Aus dem Recht, aufgezeichnetes Videomaterial in der Beweisführung zu nutzen, ergibt sich keine Pflicht, die Bilder auch dem Unfallgegner zur Verfügung zu stellen. Schließlich würde der Gesetzgeber die Dashcams sonst vorschreiben. Zeigt die Kamera, dass Sie einen Unfall verschuldet haben, besteht keinerlei Anlass, die Aufzeichnung in einem eventuellen Prozess vorzulegen. Auch die gegnerische Versicherung kann dies nicht verlangen. Im Gegenteil: Beachten Sie, dass eine Veröffentlichung der Aufnahmen ähnlich wie ein Schuldeingeständnis dazu führen kann, dass sich die eigene Versicherung weigert, den Schaden zu regulieren bzw. eine entsprechende Beteiligung fordert.

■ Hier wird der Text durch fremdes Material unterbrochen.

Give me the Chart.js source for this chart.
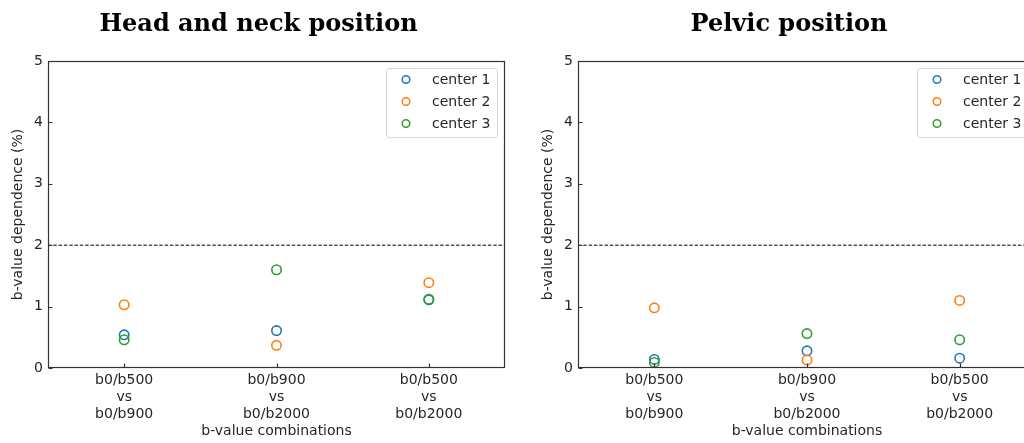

Verzichten Sie also insbesondere darauf, den Unfallhergang im Internet zugänglich zu machen.
Was passiert, wenn die Kamera den Datenschutz verletzt?
Wer jetzt munter mit dem Filmen beginnen möchte, sei jedoch gewarnt. Auch wenn das von einer Dashcam gefilmte Videomaterial nicht generell mit einem Beweisverwertungsverbot abgelehnt werden darf, selbst wenn die Aufnahmen den Datenschutz verletzen, drohen wegen der Missachtung der datenschutzrechtlichen Bestimmungen hohe Geldbußen. Die Wahrscheinlichkeit auf dieser Grundlage belangt zu werden, können Sie nur eingrenzen, wenn die Aufnahmen nicht permanent und ohne Anlass gespeichert werden. Erfüllt das System diese vom BGH formulierten Anforderungen, ist das entsprechende Risiko sehr gering.